Tim and Millie are on the verge of a move from city to country as Millie takes on a new teaching job; we find them at a difficult crossroads, with a moratorium on sex and a growing distance between them. Tim is rudderless, ageing out of his dreams of success as a musician while Millie is pragmatic and high-achieving; to make matters worse, Tim is also recovering from a traumatic incident, haunted by the memories of discovering his father’s badly decomposed corpse. The pair put a cheerful facade over their uncertainties, but their move only seems to increase tension – especially when, on a hiking trip in the nearby woods, they stumble into a seemingly manmade cave and find themselves infected by a strange medical condition. They cannot, seemingly, be physically apart.
The metaphor is not subtle, but it is deployed with delicious and surprising twists nonetheless: when Millie gets in the car, Tim’s catatonic body throws itself violently against the wall as if to mimic her movement. When Tim closes himself behind his office door late at night, Millie drags herself from bed, zombifies, and headbutts it. A kiss makes their lips stick painfully together; sex does much worse.
Bone-cracking and fleshy and disgusting in all the most satisfying ways a body horror should be, Together gets its visual effects right, and it utilises them gradually and sometimes very drolly. ‘What are we, running a fucking three-legged race?’ Franco shouts when he awakes to find his girlfriend’s calf stuck to his.
A kiss makes their lips stick painfully together; sex does much worse
The pair fight and rationalise and theorise, but eventually it becomes clear: they must fight every urge to commingle or else their bodies and perhaps souls will merge forever, turning them into what we can only assume will be some unholy, soupy conjoined twin. Their unassuming, friendly next door neighbour Jamie (Damon Herriman) remarks at a dinner that another couple has gone missing in their local woods; whatever this freakish or perhaps occult force is, it seems to be incurable and even deadly.
The film has its weak points, including an early monologue about the smell of death that feels telegraphed.
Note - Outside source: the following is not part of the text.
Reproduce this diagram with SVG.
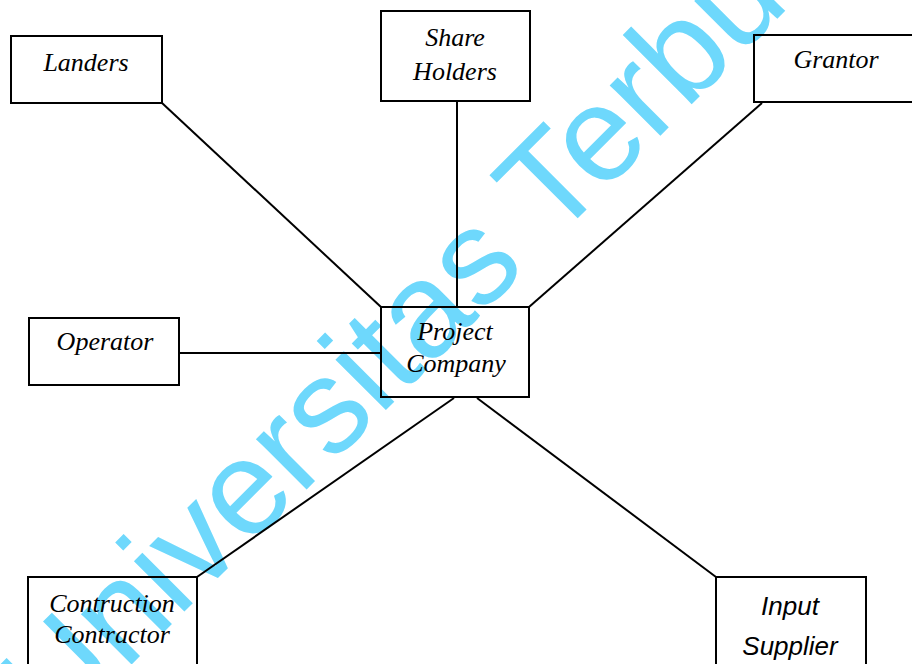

There are some visual choices or shots that are clangingly obvious, and the ending skews more silly than troubling.
But overall Together’s emotional and narrative power is mesmeric, and it finds much to say within its unpleasant metaphor of two sets of bones, skin and sinew sticking like glue to one another. It never overstates its (already obvious) case: clinginess and romantic codependency often crop up when a relationship is at its most discomfiting, when fear of loss starts to set in, when one party seems to be drifting from the other. And, naturally, it hurts all the more when Tim and Millie resist the pull: they might know it’s better to break apart, to break up, to remain whole and separate. But removing themselves from that loved one’s orbit – or resisting the ache of muscle memory that literally yearns for their skin in contact – feels impossible. And now their bodies have made it impossible.
It’s a wonderfully rich gambit for talking about the push and pull of long-term commitment; of the fine line between complacency and wilful denial; and of the bonds of love that can remain intact regardless of your own toxicity. The fact that Brie and Franco are married in real life gives such heft, intimacy, and emotional power to what could be ridiculous; instead, you truly feel their dismay, their shifting mutual moods, their defensiveness with one another. You feel it when they dance together to the Spice Girls.
Ultimately, for better or for worse, you feel their sticky, fleshy, monstrous, codependent love.
In UK and Ireland cinemas Aug 15. In US theaters now.